RW: Yeah, again, I can relate to what you’re saying about having to put on two different faces, because in the past, in growing up, especially in high school and later in college, I’ve dealt with some people who saw me as kind of “acting white” or whatever, and it always bothered the hell out of me.
AS: I’m with you. I was hit with that one with more times than I care to count. And at first, as you’re growing up, you thinking, what is wrong with me? My mother was very much the anchor, and I saw what this woman was going through just to be a decent human being, a good person. Every now and then – I was a typical teenage boy, [saying] “I can handle it, I’m a man” – I’d find myself in some sort of legitimate, sincere, open conversation with her about the kind of peer pressure that was coming at me. She didn’t have what you would call those immediate pearls-of-wisdom thoughts. She would tend to ask me stuff. I think what she was doing, in her own way, being insecure about what was the right thing to say, she was trying to get me to come to my own conclusions. What was important to me? Who did I think I was? What did I think was important when people met me, what did they need to see?

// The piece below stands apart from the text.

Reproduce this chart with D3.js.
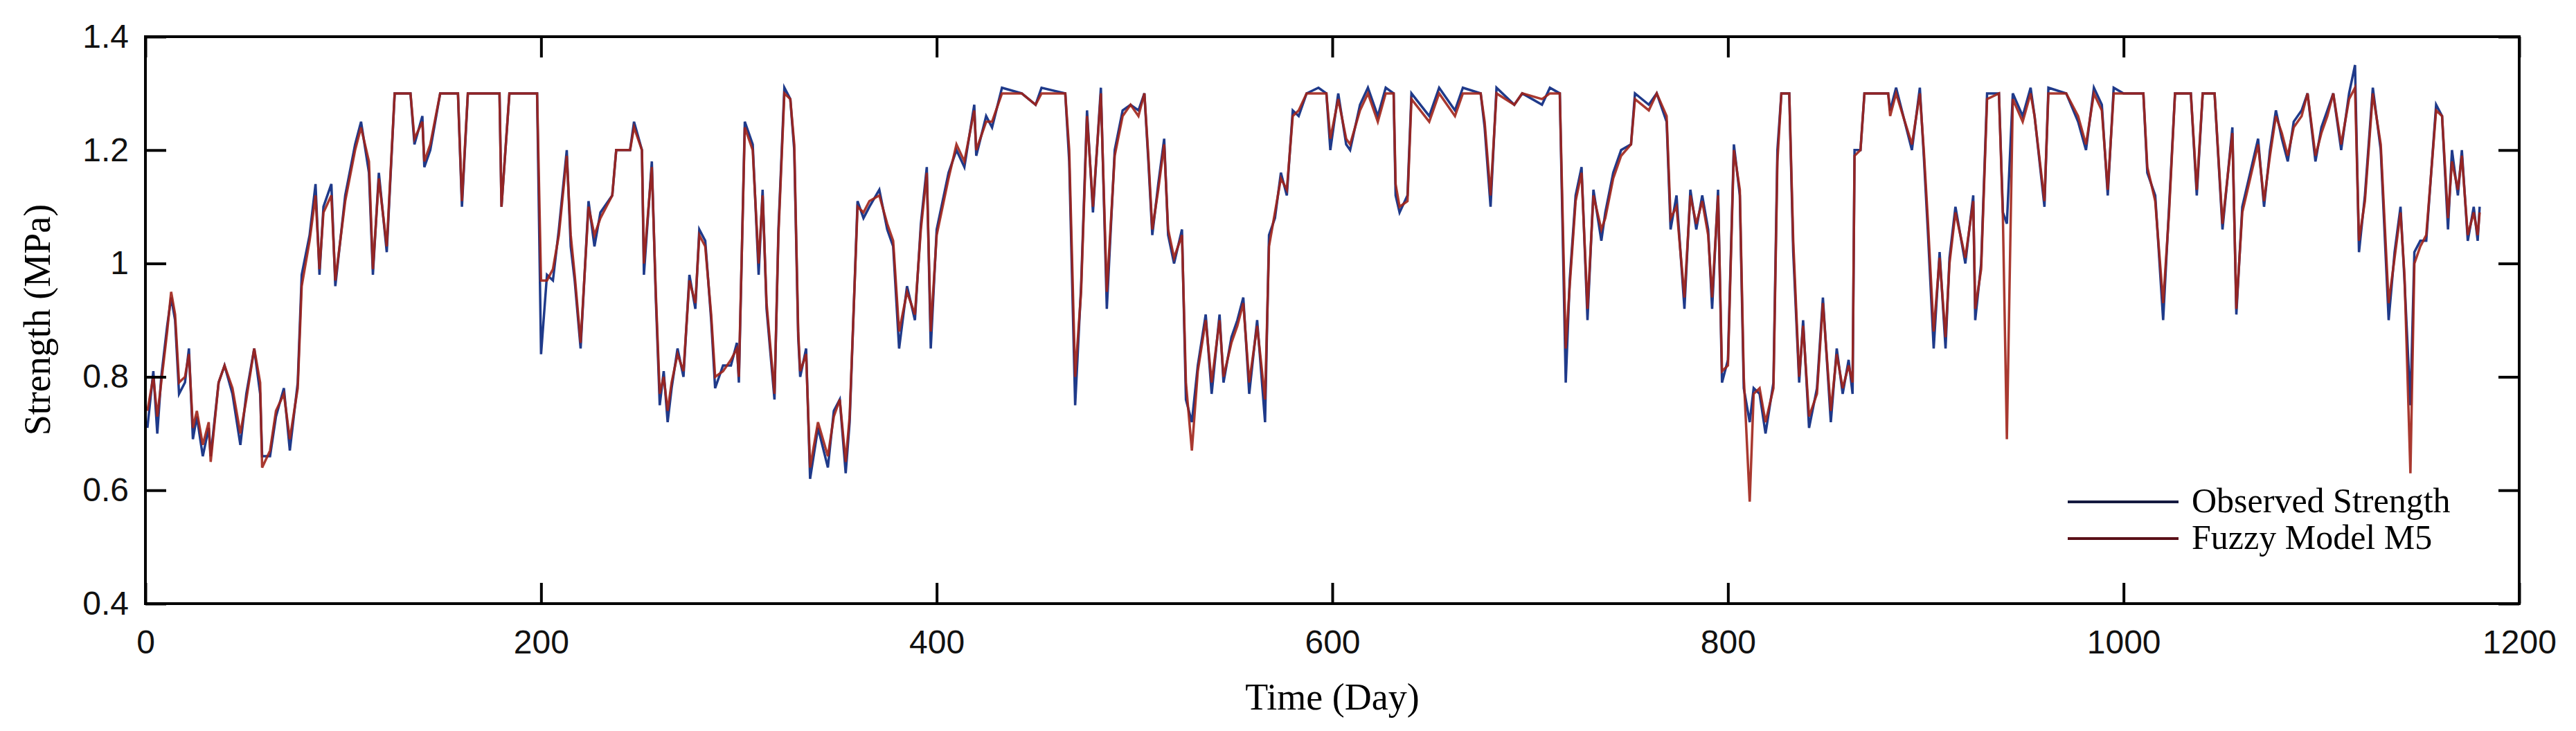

And a lot of those questions are what resonates through a lot of people, but when you’re what they call a minority, and when you’re of that group, and there’s media pressure and peer pressure to be a specific thing, the questions seem harder at times. And it usually takes some sort of epiphany to help you finally go, “Oh, no, this is what I am. Okay, now I got it. I’m clear.” Whatever that choice is, okay, I’m here now, I got it, deal with it. This is me. And mine was in high school, and I won’t go into the details, but we’ll simply say that I had that epiphany, and I realized, y’know what? I’m gonna be walking this line for the rest of my life, and somebody better adjust to it, ‘cause I ain’t changing. And that was it. Deal with it or go away.